The sudden development of these anti-tourist psychic powers has left some New Yorkers feeling conflicted. “Don’t get me wrong, I love a good rant about people standing on the wrong side of the escalator,” admits Michael, a lifelong Bronx resident. “But there’s a certain guilt, you know? Sensing some poor lost soul from Ohio and instinctively plotting an escape route involving back alleys and questionable shortcuts.”

Naturally, the tourism industry is concerned. Sensing the rising psychic tension, tour guides are hastily implementing “New Yorker Camouflage” workshops, promising to teach wide-eyed visitors the subtle art of looking grumpy and walking at an intimidating pace.

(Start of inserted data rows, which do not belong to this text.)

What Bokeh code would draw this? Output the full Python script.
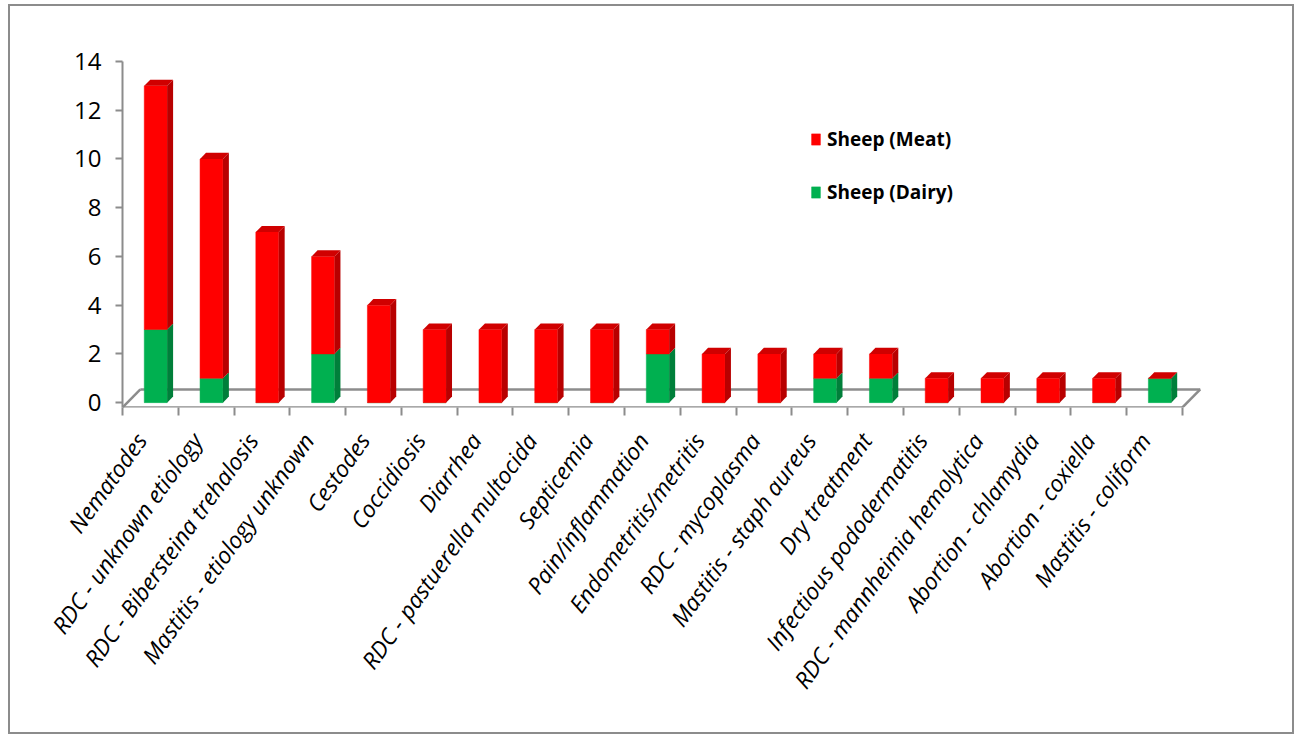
import numpy as np
from bokeh.plotting import figure
from bokeh.models import Range1d, FixedTicker, Legend, LegendItem, ColumnDataSource
from bokeh.embed import file_html
from bokeh.resources import INLINE

categories = [
    "Nematodes", "RDC - unknown etiology", "RDC - Bibersteina trehalosis",
    "Mastitis - etiology unknown", "Cestodes", "Coccidiosis", "Diarrhea",
    "RDC - pastuerella multocida", "Septicemia", "Pain/inflammation",
    "Endometritis/metritis", "RDC - mycoplasma", "Mastitis - staph aureus",
    "Dry treatment", "Infectious pododermatitis", "RDC - mannheimia hemolytica",
    "Abortion - chlamydia", "Abortion - coxiella", "Mastitis - coliform",
]
meat = [10, 9, 7, 4, 4, 3, 3, 3, 3, 1, 2, 2, 1, 1, 1, 1, 1, 1, 0]
dairy = [3, 1, 0, 2, 0, 0, 0, 0, 0, 2, 0, 0, 1, 1, 0, 0, 0, 0, 1]
y_ticks = [0, 2, 4, 6, 8, 10, 12, 14]

RED, RED_SIDE, RED_TOP = "#FF0000", "#B80000", "#D00000"
GREEN, GREEN_SIDE = "#00B050", "#007F3A"
AXIS = "#8C8C8C"
FONT = "Open Sans"

n = len(categories)
idx = np.arange(n)
left = idx + 0.39
right = idx + 0.80
dx, dy = 0.107, 0.25
d = np.array(dairy, float)
tot = d + np.array(meat, float)

p = figure(frame_width=1085, frame_height=346,
           min_border_left=112, min_border_right=85,
           min_border_top=55, min_border_bottom=325,
           x_range=Range1d(0, 19.45), y_range=Range1d(-0.2, 14),
           output_backend="svg", toolbar_location=None)
p.background_fill_color = "white"
p.border_fill_color = "white"
p.outline_line_color = None
p.grid.visible = False
p.styles = {"margin-left": "8px", "margin-top": "4px", "border": "2px solid #8c8c8c"}

# 3D floor
fb, bk = -0.2, 0.54
fx = 0.32
p.multi_line(xs=[[0, n], [fx, n + fx], [0, fx], [n, n + fx]],
             ys=[[fb, fb], [bk, bk], [fb, bk], [fb, bk]],
             line_color=AXIS, line_width=2.5)

src = ColumnDataSource(dict(left=left, right=right, d=d, tot=tot, zero=np.zeros(n)))
g_front = p.quad(left="left", right="right", bottom="zero", top="d", source=src,
                 fill_color=GREEN, line_color=GREEN, line_width=0.5)
p.patches(xs=[[r, r + dx, r + dx, r] for r in right],
          ys=[[0, dy, v + dy, v] for v in d],
          fill_color=GREEN_SIDE, line_color=None)
r_front = p.quad(left="left", right="right", bottom="d", top="tot", source=src,
                 fill_color=RED, line_color=RED, line_width=0.5)
p.patches(xs=[[r, r + dx, r + dx, r] for r in right],
          ys=[[b, b + dy, t + dy, t] for b, t in zip(d, tot)],
          fill_color=RED_SIDE, line_color=None)
p.patches(xs=[[l, r, r + dx, l + dx] for l, r in zip(left, right)],
          ys=[[t, t, t + dy, t + dy] for t in tot],
          fill_color=RED_TOP, line_color=None)

# x axis
label_pos = idx + 0.33
xa = p.xaxis[0]
xa.ticker = FixedTicker(ticks=list(label_pos), minor_ticks=list(range(n + 1)))
xa.major_label_overrides = {float(x): c for x, c in zip(label_pos, categories)}
xa.major_label_orientation = 0.95
xa.major_tick_line_color = None
xa.minor_tick_line_color = AXIS
xa.minor_tick_line_width = 2
xa.minor_tick_out = 8
xa.minor_tick_in = 0
xa.axis_line_color = None
xa.major_label_standoff = 20
xa.major_label_text_font = FONT
xa.major_label_text_font_style = "italic"
xa.major_label_text_font_size = "23px"
xa.major_label_text_color = "black"

ya = p.yaxis[0]
ya.ticker = FixedTicker(ticks=y_ticks)
ya.axis_line_color = AXIS
ya.axis_line_width = 2
ya.major_tick_line_color = AXIS
ya.major_tick_line_width = 2
ya.major_tick_out = 7
ya.major_tick_in = 0
ya.minor_tick_line_color = None
ya.major_label_standoff = 14
ya.major_label_text_font = FONT
ya.major_label_text_font_size = "24px"
ya.major_label_text_color = "black"

legend = Legend(items=[LegendItem(label="Sheep (Meat)", renderers=[r_front]),
                       LegendItem(label="Sheep (Dairy)", renderers=[g_front])],
                location=(688, 202), orientation="vertical",
                glyph_width=11, glyph_height=14, label_height=20,
                spacing=27, padding=0, margin=0, label_standoff=6,
                border_line_color=None, background_fill_alpha=0,
                label_text_font=FONT, label_text_font_size="19px",
                label_text_font_style="bold", label_text_color="black")
p.add_layout(legend)

open("out.html", "w").write(file_html(p, INLINE))
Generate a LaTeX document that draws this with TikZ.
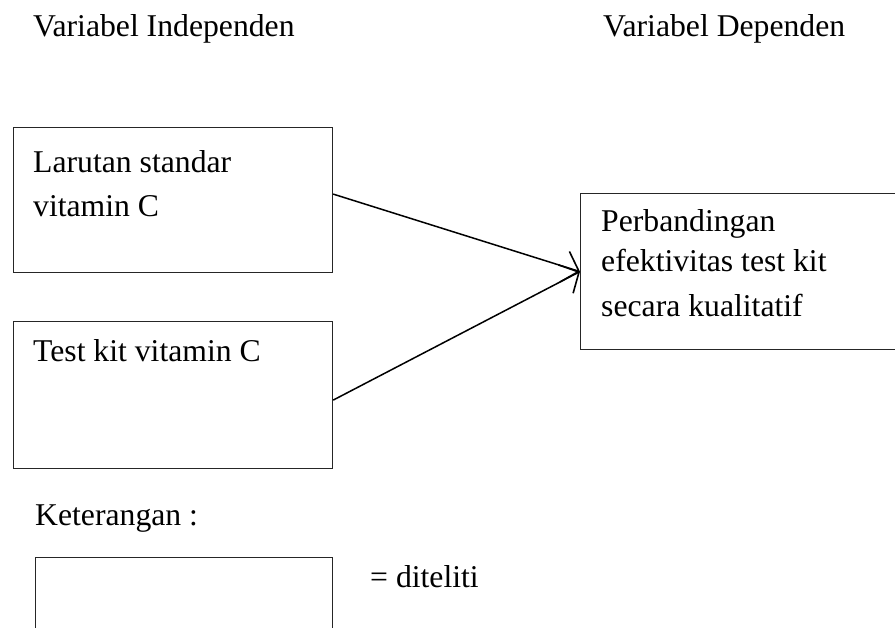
\documentclass[tikz,border=0pt]{standalone}
\usepackage{fontspec}
\setmainfont{Liberation Serif}
\usetikzlibrary{arrows.meta}
\begin{document}
\begin{tikzpicture}[x=1pt,y=-1pt,
  txt/.style={anchor=base west,inner sep=0pt,font=\fontsize{31.7}{43}\selectfont},
  boxnode/.style={draw=black!85,line width=1.2pt,anchor=north west,inner sep=0pt},
  conn/.style={line width=1.5pt,-{Straight Barb[length=15pt,width=32pt,line width=1.6pt]}}]
\clip (0,0) rectangle (895,628);
\useasboundingbox (0,0) rectangle (895,628);
% headers
\node[txt] (hi) at (33,37) {Variabel Independen};
\node[txt] (hd) at (603,37) {Variabel Dependen};
% boxes
\node[boxnode,minimum width=319pt,minimum height=145pt] (b1) at (13,127) {};
\node[boxnode,minimum width=319pt,minimum height=147pt] (b2) at (13,321) {};
\node[boxnode,minimum width=340pt,minimum height=156pt] (rb) at (580,193) {};
\node[boxnode,minimum width=297pt,minimum height=110pt] (lg) at (35,557) {};
% box texts
\node[txt] (t1a) at (33,173) {Larutan standar};
\node[txt] (t1b) at (33,217) {vitamin C};
\node[txt] (t2) at (33,362) {Test kit vitamin C};
\node[txt] (r1) at (601,232) {Perbandingan};
\node[txt] (r2) at (601,272) {efektivitas test kit};
\node[txt] (r3) at (601,317) {secara kualitatif};
% legend
\node[txt] (ket) at (35,525) {Keterangan :};
\node[txt] (dit) at (370,587) {= diteliti};
% connectors
\draw[conn] ([yshift=6pt]b1.east) -- (rb.west);
\draw[conn] ([yshift=-5pt]b2.east) -- (rb.west);
\end{tikzpicture}
\end{document}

Meanwhile, scientists are scrambling to understand the true nature of this phenomenon. Is it a byproduct of chronic stress? An unusual mutation caused by exposure to too many crowded subway cars? Or perhaps it’s proof that New Yorkers are evolving into the ultimate urban survivors, capable of navigating hordes of tourists and overpriced lattes with equal levels of disdain. Only time, and a few thousand more photobombing incidents in front of the Statue of Liberty, will tell the true consequences of this new psychic arms race.